ECLI:NL:GHSHE:2003:AF7265
Gerechtshof 's-Hertogenbosch
- Hoger beroep
- M. Brandenburg
- A. de Kok
- M. de Klerk-Leenen
- Rechtspraak.nl
Aansprakelijkheid en niet-ontvankelijkheid in hoger beroep bij schadevordering door Oriflame c.s. tegen Birkart c.s.
In deze zaak, gewezen door het Gerechtshof 's-Hertogenbosch op 20 maart 2003, gaat het om een hoger beroep van Oriflame c.s. tegen Birkart c.s. De appellanten, bestaande uit Oriflame Trading Limited, Oriflame Management N.V. en Oriflame Russia A/O, hebben in eerste aanleg een vordering ingesteld wegens schade die zou zijn ontstaan door het niet afleveren van een zending cosmetica in Rusland. De rechtbank had in een eerder vonnis geoordeeld dat de appellanten niet voldoende bewijs hadden geleverd voor hun vordering, en dat de moedermaatschappij niet aansprakelijk kon worden gesteld zonder bewijs van intensieve betrokkenheid bij het beleid van de dochtermaatschappij.

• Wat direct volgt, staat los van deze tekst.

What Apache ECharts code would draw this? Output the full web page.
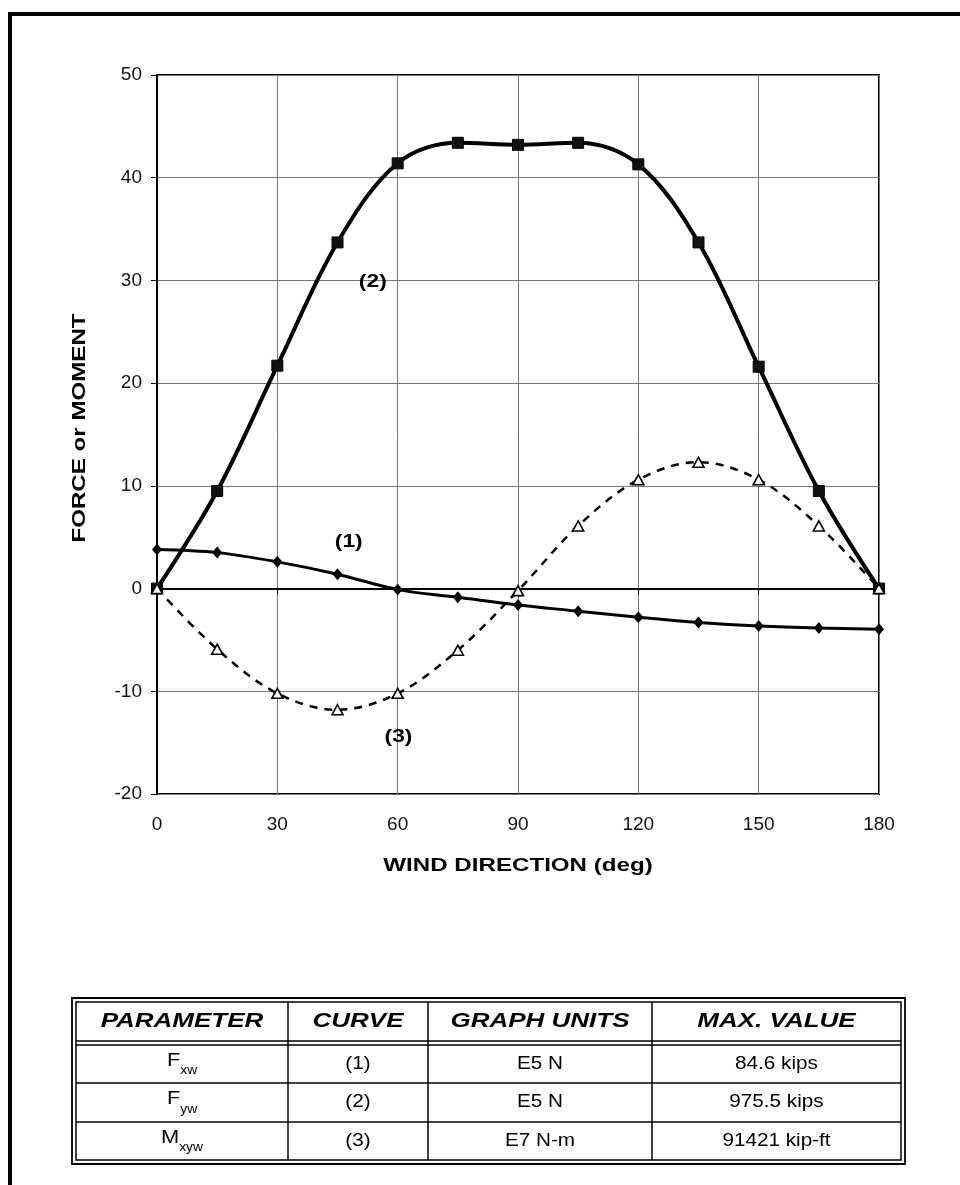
<!DOCTYPE html>
<html>
<head>
<meta charset="utf-8">
<title>Force or moment vs wind direction</title>
<script src="https://cdn.jsdelivr.net/npm/echarts@6.0.0/dist/echarts.min.js"></script>
<style>
html, body { margin: 0; padding: 0; background: #fff; }
#main { width: 960px; height: 1185px; }
</style>
</head>
<body>
<div id="main"></div>
<script>
/**
 * data
 * */
// wind direction (deg)
var windDir = [0, 15, 30, 45, 60, 75, 90, 105, 120, 135, 150, 165, 180];
// (1) Fxw, E5 N
var curveFxw = [3.8, 3.5, 2.6, 1.4, -0.1, -0.85, -1.6, -2.2, -2.8, -3.3, -3.65, -3.85, -3.95];
// (2) Fyw, E5 N
var curveFyw = [0, 9.5, 21.7, 33.7, 41.4, 43.4, 43.2, 43.4, 41.3, 33.7, 21.6, 9.5, 0];
// (3) Mxyw, E7 N-m
var curveMxyw = [0, -5.9, -10.2, -11.8, -10.2, -6.0, -0.2, 6.1, 10.6, 12.3, 10.6, 6.1, 0];

// axis titles
var xTitle = 'WIND DIRECTION (deg)';
var yTitle = 'FORCE or MOMENT';

// curve tags, in data units
var tagText = ['(1)', '(2)', '(3)'];
var tagX = [47.8, 53.8, 60.2];
var tagY = [4.6, 29.9, -14.4];

// table
var tableHead = ['PARAMETER', 'CURVE', 'GRAPH UNITS', 'MAX. VALUE'];
var paramName = ['F', 'F', 'M'];
var paramSub = ['xw', 'yw', 'xyw'];
var curveNo = ['(1)', '(2)', '(3)'];
var graphUnits = ['E5 N', 'E5 N', 'E7 N-m'];
var maxValue = ['84.6 kips', '975.5 kips', '91421 kip-ft'];

/**
 * layout
 * */
var tbl = {
	outer: [72, 998, 905, 1164],
	inner: [76, 1002, 901, 1160],
	colX: [76, 288, 428, 652, 901],
	rowY: [1002, 1041, 1045, 1083, 1122, 1160]
};
var textFont = 'Liberation Sans';

function pairs(ys) {
	return windDir.map(function(x, i) { return [x, ys[i]]; });
}

var chart = echarts.init(document.getElementById('main'));

var option = {
	animation: false,
	backgroundColor: '#fff',
	grid: {
		left: 157, top: 75, width: 722, height: 719,
		show: true, borderColor: '#000', borderWidth: 2,
		outerBoundsMode: 'none'
	},
	xAxis: {
		type: 'value', min: 0, max: 180, interval: 30,
		axisLine: { show: true, lineStyle: { color: '#000', width: 2 } },
		axisTick: { show: true, length: 6, lineStyle: { color: '#000' } },
		axisLabel: { fontFamily: textFont, fontSize: 19, color: '#111', margin: 21 },
		splitLine: { show: true, lineStyle: { color: '#777', width: 1 } }
	},
	yAxis: {
		type: 'value', min: -20, max: 50, interval: 10,
		axisLine: { show: true, lineStyle: { color: '#000', width: 2 } },
		axisTick: { show: true, length: 6, lineStyle: { color: '#000' } },
		axisLabel: { fontFamily: textFont, fontSize: 19, color: '#111', margin: 15 },
		splitLine: { show: true, lineStyle: { color: '#777', width: 1 } }
	},
	series: [{
		name: 'Fxw', type: 'line', data: pairs(curveFxw), smooth: 0.35,
		symbol: 'diamond', symbolSize: [10, 12], showAllSymbol: true,
		lineStyle: { color: '#000', width: 3 }, itemStyle: { color: '#000' }, z: 3
	}, {
		name: 'Fyw', type: 'line', data: pairs(curveFyw), smooth: 0.35,
		symbol: 'rect', symbolSize: 11, showAllSymbol: true,
		lineStyle: { color: '#000', width: 4 }, itemStyle: { color: '#111', borderColor: '#000', borderWidth: 1 }, z: 4
	}, {
		name: 'Mxyw', type: 'line', data: pairs(curveMxyw), smooth: 0.35,
		symbol: 'triangle', symbolSize: [11, 10], showAllSymbol: true,
		lineStyle: { color: '#000', width: 2.5, type: [8, 7] },
		itemStyle: { color: '#fff', borderColor: '#000', borderWidth: 1.6 }, z: 5
	}]
};

chart.setOption(option);

/**
 * graphic: titles, tags, table, page frame
 * */
var g = [];
var titleFont = 'bold 19px "' + textFont + '"';

// axis titles (stretched, like the scanned original)
var pLeftBottom = chart.convertToPixel({ gridIndex: 0 }, [0, -20]);
var pRightTop = chart.convertToPixel({ gridIndex: 0 }, [180, 50]);
g.push({
	type: 'text', x: (pLeftBottom[0] + pRightTop[0]) / 2, y: pLeftBottom[1] + 72, scaleX: 1.27, z: 10,
	style: { text: xTitle, font: titleFont, fill: '#000', align: 'center', verticalAlign: 'middle' }
});
g.push({
	type: 'text', x: 80, y: 428, rotation: Math.PI / 2, scaleX: 1.27, z: 10,
	style: { text: yTitle, font: titleFont, fill: '#000', align: 'center', verticalAlign: 'middle' }
});

// curve tags
tagText.forEach(function(t, i) {
	var p = chart.convertToPixel({ gridIndex: 0 }, [tagX[i], tagY[i]]);
	g.push({
		type: 'text', x: p[0], y: p[1], scaleX: 1.2, z: 10,
		style: { text: t, align: 'center', verticalAlign: 'middle',
			font: 'bold 19px "' + textFont + '"', fill: '#000' }
	});
});

// page frame
g.push({ type: 'line', shape: { x1: 10, y1: 12, x2: 10, y2: 1185 }, style: { stroke: '#000', lineWidth: 4 } });
g.push({ type: 'line', shape: { x1: 8, y1: 14, x2: 960, y2: 14 }, style: { stroke: '#000', lineWidth: 4 } });

// table borders
function rect(b, w) {
	g.push({ type: 'rect', shape: { x: b[0], y: b[1], width: b[2] - b[0], height: b[3] - b[1] },
		style: { fill: 'none', stroke: '#000', lineWidth: w } });
}
function hline(y, x1, x2) {
	g.push({ type: 'line', shape: { x1: x1, y1: y, x2: x2, y2: y }, style: { stroke: '#000', lineWidth: 1.5 } });
}
rect(tbl.outer, 1.8);
rect(tbl.inner, 1.5);
for (var r = 1; r < tbl.rowY.length - 1; r++) hline(tbl.rowY[r], tbl.inner[0], tbl.inner[2]);
for (var c = 1; c < tbl.colX.length - 1; c++) {
	g.push({ type: 'line', shape: { x1: tbl.colX[c], y1: tbl.inner[1], x2: tbl.colX[c], y2: tbl.inner[3] },
		style: { stroke: '#000', lineWidth: 1.5 } });
}

function cellText(col, yTop, yBot, style, sx) {
	var cx = (tbl.colX[col] + tbl.colX[col + 1]) / 2;
	var cy = (yTop + yBot) / 2;
	style.align = 'center';
	style.verticalAlign = 'middle';
	style.fill = '#000';
	g.push({ type: 'text', x: cx, y: cy, scaleX: sx, z: 10, style: style });
}

// header
tableHead.forEach(function(h, c) {
	cellText(c, tbl.rowY[0], tbl.rowY[1], { text: h, font: 'italic bold 20px "' + textFont + '"' }, 1.3);
});

// body rows
for (var i = 0; i < paramName.length; i++) {
	var y0 = tbl.rowY[i + 2], y1 = tbl.rowY[i + 3];
	cellText(0, y0, y1, {
		text: '{m|' + paramName[i] + '}{s|' + paramSub[i] + '}',
		rich: {
			m: { fontFamily: textFont, fontSize: 19, lineHeight: 26, verticalAlign: 'top' },
			s: { fontFamily: textFont, fontSize: 12, lineHeight: 26, verticalAlign: 'bottom', padding: [12, 0, 0, 0] }
		}
	}, 1.15);
	cellText(1, y0, y1, { text: curveNo[i], font: '18px "' + textFont + '"' }, 1.15);
	cellText(2, y0, y1, { text: graphUnits[i], font: '18px "' + textFont + '"' }, 1.15);
	cellText(3, y0, y1, { text: maxValue[i], font: '18px "' + textFont + '"' }, 1.15);
}

chart.setOption({ graphic: g });
</script>
</body>
</html>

De appellanten hebben in hun hoger beroep verschillende grieven aangevoerd, waaronder de stelling dat de rechtbank ten onrechte had geoordeeld dat er geen bewijslevering nodig was. Het hof heeft echter geoordeeld dat de appellanten niet-ontvankelijk zijn in hun hoger beroep, omdat het eerdere vonnis van de rechtbank een interlocutoir vonnis was en er geen uitdrukkelijk dictum was dat een einde maakte aan het geschil. Dit betekent dat de appellanten niet in hun beroep konden worden ontvangen, en het hof heeft de zaak terugverwezen naar de rechtbank voor verdere behandeling.
Het hof heeft de proceskosten van het hoger beroep voor rekening van de appellanten gesteld, die als in het ongelijk gestelde partij zijn aangemerkt. De uitspraak benadrukt het belang van een duidelijk dictum in vonnissen en de voorwaarden waaronder hoger beroep kan worden ingesteld.